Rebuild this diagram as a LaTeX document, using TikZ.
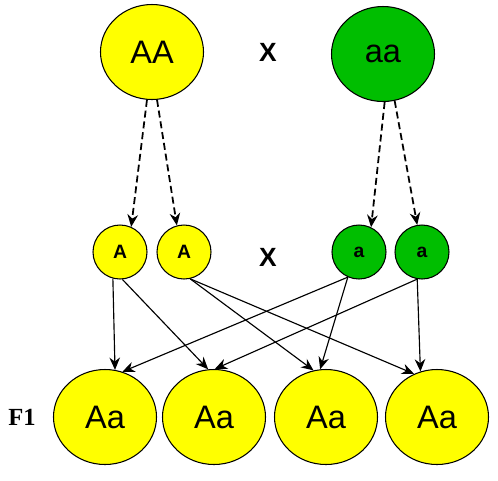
\documentclass[tikz,border=0pt]{standalone}
\usepackage{fontspec}
\setmainfont{Liberation Sans}
\newfontfamily\labelfont{Liberation Serif}
\usetikzlibrary{shapes.geometric,arrows.meta}

\definecolor{alleleyellow}{RGB}{255,255,0}
\definecolor{allelegreen}{RGB}{0,190,0}

\tikzset{
    parent/.style={draw, ellipse, inner sep=0pt, line width=0.6pt, minimum width=2.06cm, minimum height=1.9cm, font=\fontsize{18.5}{18.5}\selectfont},
    gamete/.style={draw, circle, inner sep=0pt, line width=0.6pt, minimum size=1.08cm, font=\bfseries\fontsize{11}{11}\selectfont},
    cross/.style={font=\bfseries\fontsize{15}{15}\selectfont},
    pass/.style={->, line width=1pt, dash pattern=on 4pt off 2.2pt},
    link/.style={->, line width=0.65pt}
}

\begin{document}
\begin{tikzpicture}[node distance=2.3cm, >={Stealth[length=7pt,width=6pt]}]
    \useasboundingbox (-3.04,-8.56) rectangle (6.92,1.04);
    % Nodes
    \node [parent, fill=alleleyellow] (AA) {AA};
    \node [cross, right of=AA, node distance=2.32cm] (x1) {X};
    \node [parent, fill=allelegreen, right of=x1, node distance=2.3cm, yshift=-0.04cm] (aa) {aa};
    \node [cross, below of=x1, node distance=4.1cm] (x2) {X};
    \node [gamete, fill=alleleyellow, left of=x2, node distance=1.68cm, yshift=0.1cm] (A2) {A};
    \node [gamete, fill=alleleyellow, left of=A2, node distance=1.28cm] (A1) {A};
    \node [gamete, fill=allelegreen, right of=x2, node distance=1.82cm, yshift=0.1cm] (a1) {a};
    \node [gamete, fill=allelegreen, right of=a1, node distance=1.26cm] (a2) {a};
    \node [parent, fill=alleleyellow, below of=A1, node distance=3.3cm, xshift=-0.3cm] (Aa1) {Aa};
    \node [parent, fill=alleleyellow, right of=Aa1, node distance=2.18cm] (Aa2) {Aa};
    \node [parent, fill=alleleyellow, right of=Aa2, node distance=2.24cm] (Aa3) {Aa};
    \node [parent, fill=alleleyellow, right of=Aa3, node distance=2.22cm] (Aa4) {Aa};
    \node [left of=Aa1, node distance=1.66cm, font=\labelfont\bfseries\fontsize{14}{14}\selectfont] (F1) {F1};
    % Arrows
    \draw[pass] (AA.-96) -- (A1.66);
    \draw[pass] (AA.-84) -- (A2.105);
    \draw[pass] (aa.-88) -- (a1.64);
    \draw[pass] (aa.-76) -- (a2.100);
    \draw[link] (A1.-105) -- (Aa1.78);
    \draw[link] (A1.-85) -- (Aa2.97);
    \draw[link] (A2.-77) -- (Aa3.105);
    \draw[link] (A2.-77) -- (Aa4.118);
    \draw[link] (a1.-114) -- (Aa1.69);
    \draw[link] (a1.-114) -- (Aa3.97);
    \draw[link] (a2.-100) -- (Aa2.89);
    \draw[link] (a2.-100) -- (Aa4.110);
\end{tikzpicture}
\end{document}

SET TASK: Set down the material above as is, without any pictures.

SOLUTION TO THIS EXERCISE:
Rebuild this diagram as a LaTeX document, using TikZ.
\documentclass[tikz,border=0pt]{standalone}
\usepackage{fontspec}
\setmainfont{Liberation Sans}
\newfontfamily\labelfont{Liberation Serif}
\usetikzlibrary{shapes.geometric,arrows.meta}

\definecolor{alleleyellow}{RGB}{255,255,0}
\definecolor{allelegreen}{RGB}{0,190,0}

\tikzset{
    parent/.style={draw, ellipse, inner sep=0pt, line width=0.6pt, minimum width=2.06cm, minimum height=1.9cm, font=\fontsize{18.5}{18.5}\selectfont},
    gamete/.style={draw, circle, inner sep=0pt, line width=0.6pt, minimum size=1.08cm, font=\bfseries\fontsize{11}{11}\selectfont},
    cross/.style={font=\bfseries\fontsize{15}{15}\selectfont},
    pass/.style={->, line width=1pt, dash pattern=on 4pt off 2.2pt},
    link/.style={->, line width=0.65pt}
}

\begin{document}
\begin{tikzpicture}[node distance=2.3cm, >={Stealth[length=7pt,width=6pt]}]
    \useasboundingbox (-3.04,-8.56) rectangle (6.92,1.04);
    % Nodes
    \node [parent, fill=alleleyellow] (AA) {AA};
    \node [cross, right of=AA, node distance=2.32cm] (x1) {X};
    \node [parent, fill=allelegreen, right of=x1, node distance=2.3cm, yshift=-0.04cm] (aa) {aa};
    \node [cross, below of=x1, node distance=4.1cm] (x2) {X};
    \node [gamete, fill=alleleyellow, left of=x2, node distance=1.68cm, yshift=0.1cm] (A2) {A};
    \node [gamete, fill=alleleyellow, left of=A2, node distance=1.28cm] (A1) {A};
    \node [gamete, fill=allelegreen, right of=x2, node distance=1.82cm, yshift=0.1cm] (a1) {a};
    \node [gamete, fill=allelegreen, right of=a1, node distance=1.26cm] (a2) {a};
    \node [parent, fill=alleleyellow, below of=A1, node distance=3.3cm, xshift=-0.3cm] (Aa1) {Aa};
    \node [parent, fill=alleleyellow, right of=Aa1, node distance=2.18cm] (Aa2) {Aa};
    \node [parent, fill=alleleyellow, right of=Aa2, node distance=2.24cm] (Aa3) {Aa};
    \node [parent, fill=alleleyellow, right of=Aa3, node distance=2.22cm] (Aa4) {Aa};
    \node [left of=Aa1, node distance=1.66cm, font=\labelfont\bfseries\fontsize{14}{14}\selectfont] (F1) {F1};
    % Arrows
    \draw[pass] (AA.-96) -- (A1.66);
    \draw[pass] (AA.-84) -- (A2.105);
    \draw[pass] (aa.-88) -- (a1.64);
    \draw[pass] (aa.-76) -- (a2.100);
    \draw[link] (A1.-105) -- (Aa1.78);
    \draw[link] (A1.-85) -- (Aa2.97);
    \draw[link] (A2.-77) -- (Aa3.105);
    \draw[link] (A2.-77) -- (Aa4.118);
    \draw[link] (a1.-114) -- (Aa1.69);
    \draw[link] (a1.-114) -- (Aa3.97);
    \draw[link] (a2.-100) -- (Aa2.89);
    \draw[link] (a2.-100) -- (Aa4.110);
\end{tikzpicture}
\end{document}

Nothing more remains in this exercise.